Oh, so now they’re all liars.”

And indeed they did lie, systematically. (My full passage on Koppel and Jenin is posted here.)

So by insisting that there’s something wrong (morally?) about suspecting the Palestinians of lying, even lying systematically, Derfner has essentially rendered us helpless. See no evil. A recipe for suicide.

Larry DerfnerRichard Landes You’ve done a great deal of damage. Now it’s become instinctive on the part of Arab-haters to look at film of unarmed Palestinians being shot and say, “Pallywood.”
This is interesting: hermeneutics not of suspicion but of credulity. The fact: unarmed Palestinians are being shot. The consequence, anyone, who doubts the veracity of the footage is an Arab-hater? What if sometimes it’s true, that the film is a fake, a Pallywood scene? Why not check.
Michael Oren did it on CNN with the killings of two Palestinian protesters on Nakba Day a few years ago.
Oren may have been wrong there – although there were plenty of suspicious claims involved. But that doesn’t mean it’s always like that. Remember the wheel-chaired activist who was going to be the next Al Durah?
A friend of mine, who isn’t even an Arab-hater, showed me one of the photos and he actually believed it had been doctored by Palestinians because one of the shadows seemed too long or too short or something.
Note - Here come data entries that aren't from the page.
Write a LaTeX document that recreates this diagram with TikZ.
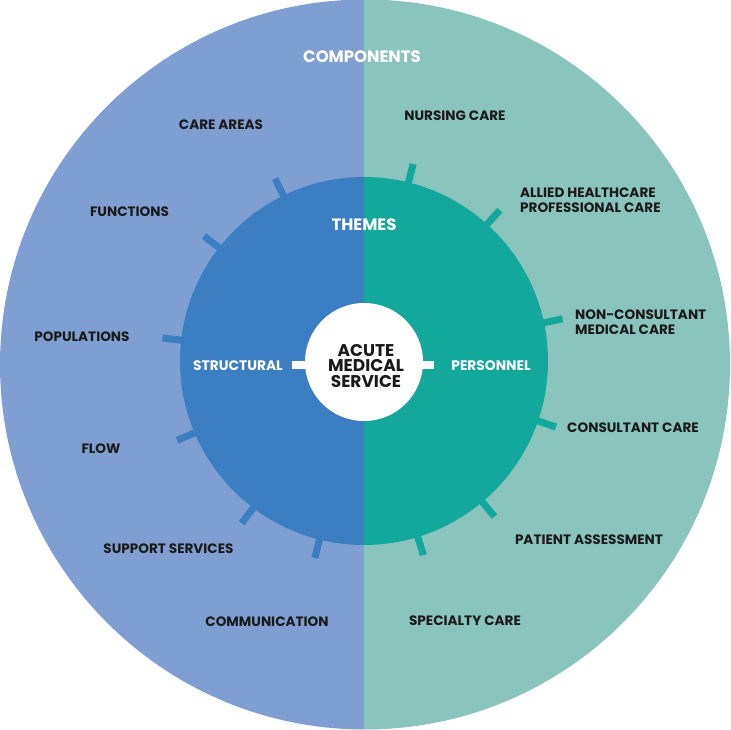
\documentclass[tikz,border=0pt]{standalone}
\usepackage{fontspec}
\setmainfont{Poppins}
\definecolor{outerL}{HTML}{7F9FD3}
\definecolor{outerR}{HTML}{89C5BD}
\definecolor{innerL}{HTML}{3B7EC1}
\definecolor{innerR}{HTML}{13A89C}
\definecolor{ink}{HTML}{1A1A1A}
\begin{document}
\begin{tikzpicture}[x=1pt,y=-1pt,
  lbl/.style={font=\fontsize{13.6}{15}\selectfont\bfseries, text=ink, inner sep=0pt},
  lbll/.style={lbl, anchor=west, align=left},
  wlbl/.style={font=\fontsize{13.8}{15}\selectfont\bfseries, text=white, inner sep=0pt},
  head/.style={font=\fontsize{16.5}{18}\selectfont\bfseries, text=white, inner sep=0pt},
  tickL/.style={draw=innerL, line width=7pt},
  tickR/.style={draw=innerR, line width=7pt},
  stub/.style={draw=white, line width=7.5pt}]
\useasboundingbox (0,0) rectangle (731,730);
\coordinate (co) at (365,364.5);
\coordinate (ci) at (364,361);
% outer ring
\begin{scope}
  \clip (co) circle (365);
  \fill[outerL] (0,0) rectangle (364,730);
  \fill[outerR] (364,0) rectangle (731,730);
\end{scope}
% ticks
\foreach \a in {116,142,173.5,203,233,256}
  \draw[tickL] ([shift={(-\a:175)}]ci) -- ([shift={(-\a:203)}]ci);
\foreach \a in {76,48,12,-19,-50,-73}
  \draw[tickR] ([shift={(-\a:175)}]ci) -- ([shift={(-\a:203)}]ci);
% inner ring
\begin{scope}
  \clip (ci) circle (184);
  \fill[innerL] (0,0) rectangle (364,730);
  \fill[innerR] (364,0) rectangle (731,730);
\end{scope}
% centre
\coordinate (cc) at (364,362);
\fill[white] (cc) circle (59);
\coordinate (sl1) at (292,365); \coordinate (sl2) at (310,365);
\coordinate (sr1) at (418,365); \coordinate (sr2) at (434,365);
\draw[stub] (sl1) -- (sl2);
\draw[stub] (sr1) -- (sr2);
\node[font=\fontsize{17}{15.5}\selectfont\bfseries, text=ink, align=center, inner sep=0pt] (acute) at (366,366) {ACUTE\\MEDICAL\\SERVICE};
% headings
\node[head] (components) at (362,57) {COMPONENTS};
\node[head] (themes) at (364,225) {THEMES};
\node[wlbl] (structural) at (238,366) {STRUCTURAL};
\node[wlbl] (personnel) at (491,366) {PERSONNEL};
% left labels
\node[lbl] (careareas) at (221,125) {CARE AREAS};
\node[lbl] (functions) at (129.5,212) {FUNCTIONS};
\node[lbl] (populations) at (82,337) {POPULATIONS};
\node[lbl] (flow) at (101,449) {FLOW};
\node[lbl] (support) at (168.5,549) {SUPPORT SERVICES};
\node[lbl] (communication) at (267,622) {COMMUNICATION};
% right labels
\node[lbl] (nursing) at (455,116) {NURSING CARE};
\node[lbll] (allied) at (520,200.5) {ALLIED HEALTHCARE\\PROFESSIONAL CARE};
\node[lbll] (nonconsult) at (575,322) {NON-CONSULTANT\\MEDICAL CARE};
\node[lbl] (consultant) at (633,428) {CONSULTANT CARE};
\node[lbl] (patient) at (589,540) {PATIENT ASSESSMENT};
\node[lbl] (specialty) at (465,621) {SPECIALTY CARE};
\end{tikzpicture}
\end{document}
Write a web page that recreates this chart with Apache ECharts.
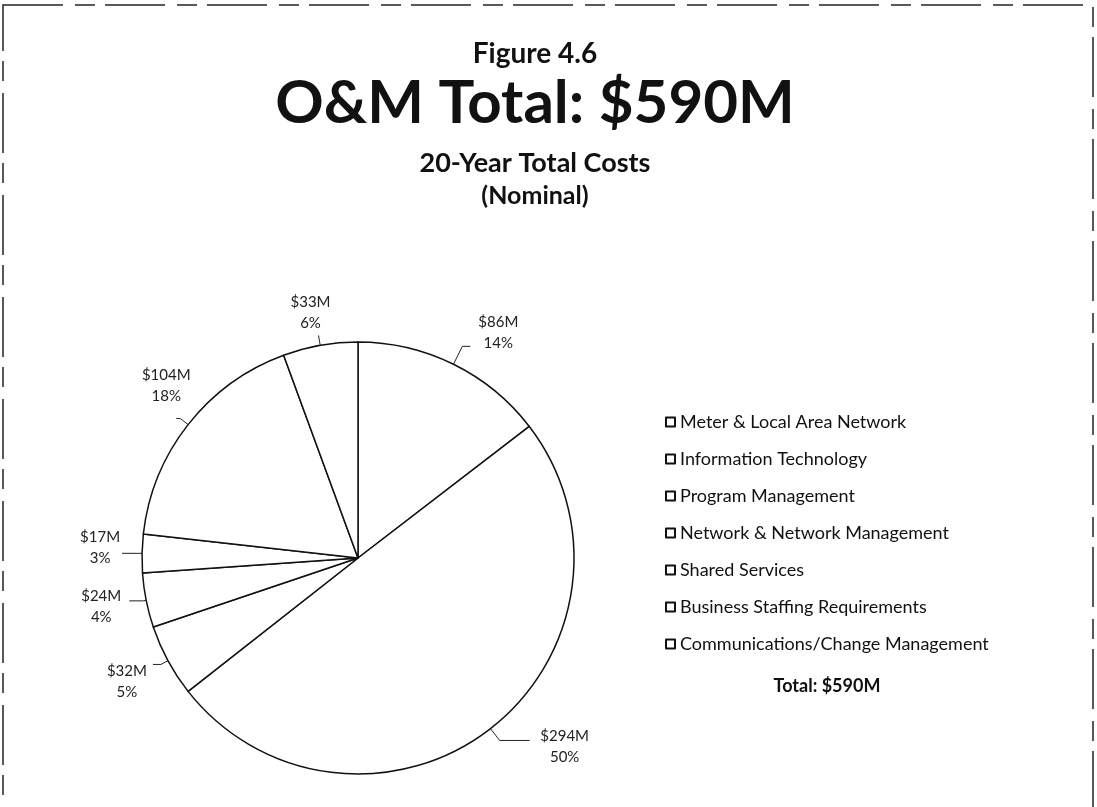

You’ve popularized this game.
Not, alas, among journalists. Larry, there’s extensive evidence that Palestinians fake stuff, doctor stuff, relabel stuff so children killed elsewhere get labeled “Killed by Israel,” and evidence that it dupes credulous journalists. I am very much in favor of journalists approaching any war zone with a “hermeneutic of suspicion.” Every and any information, evidence, video, claim, made by all sides deserves to be tested for veracity, reliability. As they say in CSI, follow the evidence, not the narrative.
If Charles Enderlin, or any other journalist at the time, had approached the the al Durah footage from the angle of evidence rather than narrative, it wouldn’t have survived the most superficial examination.
You and your serial conspiracy theorist colleague Shahaf, among others, have served the cause of deranged Arab-hatred and Jewish moral deadness.
Now we get to the heart of the matter. For you, Palestinian suffering is a voice that Jews must hear and heed. If not we have lost our moral beings. Anyone who questions this Palestinian voice is, or encourages, Arab-hatred.
For me, Palestinian leaders have used the Palestinian suffering they often provoke, in order to make war on Israel. While we must, as Jews and Israelis, be attentive to the suffering we cause, we are not required to accept morally sadistic accusations as true, and certainly not, just in order to signal what morally concerned folks we are. Anyone who does not question Palestinian war propaganda – or worse, launders it as news – encourages Arabs and others to hate Israel.